Simone Cristicchi, un artista libero. Non appropriatevene!
(di Maria Elena Molteni)
Negli ultimi giorni e ore Simone Cristicchi è stato al centro di un dibattito assurdo e, diciamolo chiaramente, sterile. Il punto della questione? Il fatto che si sia esibito in una chiesa (quindi???), che abbia dichiarato che in un Sanremo condotto da Amadeus si sarebbe sentito a disagio (ne avrà pure diritto), che sia contrario alla gestazione per altri. E quindi? La sua arte viene letta attraverso lenti ideologiche, etichette preconfezionate e polemiche che nulla hanno a che vedere con la profondità della sua espressione. Ma davvero crediamo di poter ridurre l’anima di un artista alla nostra ristretta visione del mondo e farne una bandiera? E di che poi? Sta parlando della sua mamma.

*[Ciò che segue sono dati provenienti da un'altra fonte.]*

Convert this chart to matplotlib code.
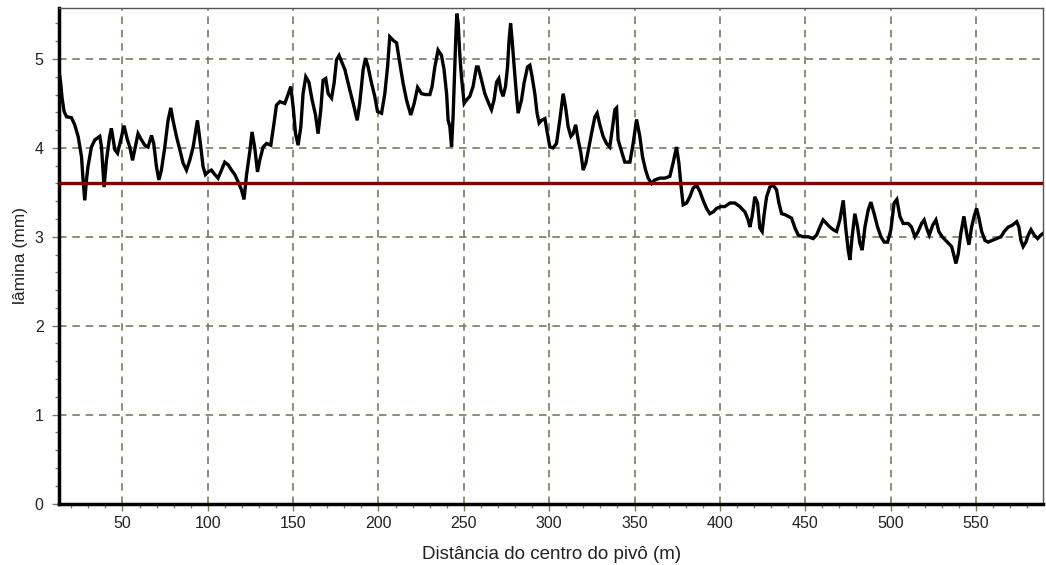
import numpy as np
import matplotlib
matplotlib.use("Agg")
import matplotlib.pyplot as plt
from matplotlib.ticker import MultipleLocator

## distancia ao centro do pivo (m)
distancia = [
    12.7, 13.8, 14.6, 15.8, 17.2, 20.1, 22.0, 24.0, 26.0, 26.9, 27.9, 28.9, 29.8, 31.8, 33.8, 36.7, 37.7, 39.2,
    40.6, 42.5, 43.5, 45.5, 47.1, 49.0, 50.9, 52.9, 54.3, 55.9, 57.2, 59.1, 61.1, 63.1, 65.0, 67.0, 68.3, 69.9,
    71.3, 72.8, 74.8, 76.7, 78.3, 79.6, 81.6, 83.6, 85.5, 87.5, 89.4, 91.4, 93.9, 95.9, 97.2, 98.6, 100.2, 102.1,
    104.1, 106.0, 108.0, 109.9, 111.9, 113.9, 115.8, 117.7, 119.7, 121.2, 122.7, 124.6, 125.9, 127.5, 129.1, 130.4,
    132.4, 134.4, 136.9, 138.8, 140.2, 142.2, 145.1, 147.0, 148.6, 150.0, 151.4, 152.9, 154.5, 155.8, 157.4, 159.2,
    161.1, 163.1, 164.6, 166.2, 167.5, 169.1, 170.5, 172.5, 174.0, 175.4, 176.9, 180.3, 183.2, 185.7, 187.5, 189.0,
    191.0, 192.4, 193.9, 195.9, 197.8, 199.4, 201.8, 203.7, 205.3, 206.6, 208.6, 210.6, 212.5, 214.4, 216.4, 218.9,
    220.9, 222.9, 225.2, 227.5, 230.1, 231.4, 233.0, 234.9, 236.9, 238.4, 239.9, 240.8, 241.8, 242.8, 243.7, 244.7,
    245.3, 245.9, 246.7, 247.6, 248.6, 250.2, 251.6, 253.5, 255.4, 257.4, 258.4, 260.4, 262.3, 264.6, 266.2, 267.7,
    269.2, 270.5, 271.7, 273.0, 274.4, 275.6, 276.5, 277.4, 278.3, 279.5, 280.9, 281.8, 283.8, 285.3, 287.3, 288.7,
    290.0, 291.6, 292.9, 294.1, 295.5, 297.5, 299.0, 300.4, 302.3, 304.3, 306.2, 308.2, 309.6, 311.1, 312.7, 314.0,
    315.5, 317.0, 318.6, 319.9, 321.5, 323.2, 325.2, 326.8, 328.1, 329.7, 331.6, 333.6, 335.5, 336.9, 338.5, 339.5,
    340.4, 342.4, 344.3, 347.3, 349.2, 351.2, 353.1, 354.7, 356.5, 358.0, 360.0, 361.9, 364.9, 367.8, 370.7, 372.6,
    374.6, 376.0, 377.2, 378.5, 380.5, 382.4, 384.4, 386.4, 388.3, 390.2, 392.2, 394.1, 396.1, 398.1, 400.6, 402.9,
    405.9, 408.8, 411.7, 414.7, 416.6, 417.6, 418.9, 420.5, 422.1, 423.4, 424.8, 426.0, 427.4, 429.3, 431.2, 433.2,
    434.6, 436.2, 438.1, 440.0, 442.0, 444.0, 445.9, 448.8, 451.8, 454.7, 456.7, 458.6, 460.5, 462.5, 464.5, 466.4,
    468.4, 470.3, 472.3, 473.7, 475.2, 476.2, 477.5, 479.1, 480.7, 482.0, 483.4, 485.0, 486.9, 488.5, 490.4, 492.4,
    494.4, 496.3, 498.3, 500.2, 502.1, 503.7, 505.5, 507.4, 510.4, 512.3, 514.3, 516.2, 518.2, 519.7, 521.1, 522.7,
    524.7, 526.6, 528.3, 530.3, 532.3, 533.8, 535.8, 537.3, 538.3, 539.7, 541.2, 543.0, 544.6, 545.9, 547.5, 549.0,
    550.4, 551.8, 553.4, 555.3, 557.2, 559.6, 562.2, 564.7, 566.6, 569.0, 571.3, 573.9, 575.2, 576.4, 577.7, 579.3,
    580.7, 582.3, 584.2, 586.2, 588.1, 589.5,
]

## lamina aplicada (mm)
lamina = [
    4.88, 4.73, 4.56, 4.41, 4.35, 4.34, 4.26, 4.13, 3.90, 3.64, 3.41, 3.64, 3.79, 4.01, 4.09, 4.13, 4.01, 3.56,
    3.86, 4.13, 4.22, 3.98, 3.94, 4.09, 4.25, 4.09, 4.01, 3.86, 3.98, 4.16, 4.09, 4.03, 4.01, 4.14, 4.05, 3.79,
    3.64, 3.75, 4.01, 4.31, 4.45, 4.31, 4.13, 3.98, 3.83, 3.75, 3.86, 4.01, 4.31, 4.01, 3.79, 3.70, 3.73, 3.75,
    3.70, 3.66, 3.75, 3.84, 3.81, 3.75, 3.70, 3.62, 3.53, 3.42, 3.70, 3.96, 4.18, 4.00, 3.73, 3.86,
    4.01, 4.05, 4.03, 4.28, 4.48, 4.52, 4.50, 4.60, 4.69, 4.46, 4.16, 4.03, 4.24, 4.61, 4.80, 4.74,
    4.54, 4.37, 4.16, 4.43, 4.76, 4.78, 4.61, 4.56, 4.73, 4.99, 5.04, 4.88, 4.65, 4.46, 4.31, 4.50,
    4.88, 5.01, 4.91, 4.73, 4.58, 4.41, 4.39, 4.61, 4.91, 5.25, 5.21, 5.18, 4.95, 4.73, 4.54, 4.37,
    4.50, 4.68, 4.61, 4.60, 4.60, 4.69, 4.91, 5.10, 5.04, 4.88, 4.61, 4.31, 4.24, 4.01, 4.35, 4.91,
    5.25, 5.51, 5.40, 5.06, 4.80, 4.50, 4.54, 4.58, 4.69, 4.91, 4.91, 4.76, 4.61, 4.50, 4.43, 4.54,
    4.74, 4.78, 4.65, 4.58, 4.69, 4.91, 5.21, 5.40, 5.21, 4.91, 4.58, 4.39, 4.54, 4.73, 4.91, 4.93,
    4.80, 4.61, 4.39, 4.28, 4.31, 4.33, 4.16, 4.01, 4.00, 4.05, 4.31, 4.61, 4.46, 4.24, 4.13, 4.16,
    4.26, 4.09, 3.94, 3.75, 3.83, 4.00, 4.20, 4.35, 4.39, 4.26, 4.13, 4.05, 4.01, 4.20, 4.43, 4.45,
    4.09, 3.96, 3.84, 3.84, 4.05, 4.32, 4.13, 3.90, 3.75, 3.66, 3.60, 3.64, 3.66, 3.66, 3.68, 3.83,
    4.01, 3.83, 3.58, 3.36, 3.38, 3.45, 3.55, 3.58, 3.51, 3.41, 3.32, 3.26, 3.28, 3.32, 3.34, 3.34,
    3.38, 3.38, 3.34, 3.28, 3.19, 3.11, 3.23, 3.45, 3.38, 3.10, 3.06, 3.26, 3.45, 3.56, 3.58, 3.53,
    3.38, 3.26, 3.25, 3.23, 3.21, 3.10, 3.02, 3.00, 3.00, 2.98, 3.02, 3.11, 3.19, 3.15, 3.11, 3.08,
    3.06, 3.19, 3.41, 3.11, 2.85, 2.74, 3.00, 3.26, 3.11, 2.93, 2.85, 3.11, 3.30, 3.39, 3.26, 3.11,
    3.00, 2.94, 2.94, 3.08, 3.38, 3.42, 3.23, 3.15, 3.15, 3.11, 3.00, 3.06, 3.15, 3.19, 3.10, 3.02,
    3.13, 3.19, 3.06, 3.00, 2.96, 2.93, 2.89, 2.78, 2.70, 2.81, 3.04, 3.23, 3.04, 2.91, 3.11, 3.23,
    3.32, 3.21, 3.06, 2.96, 2.94, 2.96, 2.98, 3.00, 3.06, 3.11, 3.13, 3.17, 3.11, 2.96, 2.89, 2.94,
    3.02, 3.08, 3.02, 2.98, 3.02, 3.04,
]

## lamina media (mm)
lamina_media = 3.61

xticks_ = [50, 100, 150, 200, 250, 300, 350, 400, 450, 500, 550]
yticks_ = [0, 1, 2, 3, 4, 5]

plt.rcParams['font.family'] = ['Liberation Sans', 'DejaVu Sans']

fig = plt.figure(figsize=(10.46, 5.65), dpi=100)
ax = fig.add_axes([0.0564, 0.1088, 0.9410, 0.8765])

gridcolor = "#7c7c5c"
ax.grid(True, which="major", color=gridcolor, linestyle=(0, (4.5, 3.5)), linewidth=1.2)
ax.set_axisbelow(True)

ax.plot(distancia, lamina, color="black", linewidth=2.4, solid_joinstyle="miter", zorder=3)
ax.axhline(lamina_media, color="#800000", linewidth=2.4, zorder=4)

ax.set_xlim(12.8, 589.5)
ax.set_ylim(0, 5.57)
ax.set_xticks(xticks_)
ax.set_yticks(yticks_)
ax.xaxis.set_minor_locator(MultipleLocator(10))
ax.yaxis.set_minor_locator(MultipleLocator(0.2))
ax.tick_params(which="major", direction="out", length=5, width=1, color=gridcolor,
               labelsize=11.5, labelcolor="#222222", pad=4)
ax.tick_params(axis="y", which="major", pad=6)
ax.tick_params(which="minor", direction="out", length=3, width=1, color=gridcolor)

## thick black left/bottom axis, thin frame on the other sides
for side in ["left", "bottom"]:
    ax.spines[side].set_linewidth(2.5)
    ax.spines[side].set_color("black")
for side in ["top", "right"]:
    ax.spines[side].set_linewidth(1.0)
    ax.spines[side].set_color("#555555")

ax.set_xlabel(u"Distância do centro do pivô (m)", fontsize=13.5, color="#222222", labelpad=11)
ax.set_ylabel(u"lâmina (mm)", fontsize=12.5, color="#222222", labelpad=5)

fig.savefig("out.png", dpi=100)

UN’ANIMA SENSIBILE, GIGANTE, INCLUSIVA
Cristicchi è un artista libero, un’anima sensibile che non può essere incasellata. La sua musica, la sua poetica, la sua ricerca artistica abbracciano tutto: il sacro e il profano, il dolore e la speranza, la memoria e il futuro. E proprio questa capacità di spaziare, di farsi contenitore di emozioni e riflessioni, lo rende unico. Invece.. basta un attimo e i profanatori dei sentimenti altrui hanno capito tutto. E’ pro Meloni, il nuovo Povia. Ma per favore… Siamo sicuri di non aver perso il senso della misura (questo è certo), ma soprattutto il senso del valore dell’arte e dell’espressione personale? Sarebbe, come dire, elemento costitutivo della libertà. Anche di quella costituzionale
LA RETORICA
C’è chi lo accusa di troppa retorica. Ma perché? Perché racconta la vita con parole forti, piene, senza paura di essere intenso? La sua ultima canzone tocca un tema delicatissimo: il rapporto tra un figlio e un genitore colpito da una malattia degenerativa. E non si può negare che questa sia una realtà dolorosa, difficilissima. Ma perché mai si dovrebbe pretendere che venga raccontata solo o anche per tutto il dolore e la difficoltà che porta con sè? Cristicchi sceglie un’altra strada: quella dell’amore che prevale su tutto.
Chi rivendica la necessità di un racconto più crudo, più “realistico”, dovrebbe forse chiedersi se questa esigenza nasce da una vera necessità di rappresentare la realtà o piuttosto da un’aridità emotiva che rende difficile accettare la possibilità che, anche nel dolore più grande, ci sia spazio per la bellezza e per la speranza.
DELL’ARTE NON CI SI APPROPRIA
L’arte non è proprietà di nessuno. Gli artisti non appartengono a gruppi, movimenti o ideologie. L’arte è libera, e la libertà di un artista come Cristicchi sta proprio nel suo rifiuto di essere ingabbiato in una visione unidimensionale. Si può cantare in una chiesa senza diventare il portabandiera di una visione confessionale. Si può parlare di amore e di speranza senza essere accusati di sentimentalismo. Si può raccontare il dolore senza per forza indugiare nel cinismo o nella disperazione.
La vera domanda che dovremmo porci è: perché abbiamo così paura dell’emozione autentica? Perché non riusciamo più a riconoscere la grandezza di chi sceglie di raccontare la vita con pienezza, senza vergognarsi di provare e far provare qualcosa? Forse, più che giudicare Cristicchi, dovremmo ascoltarlo davvero.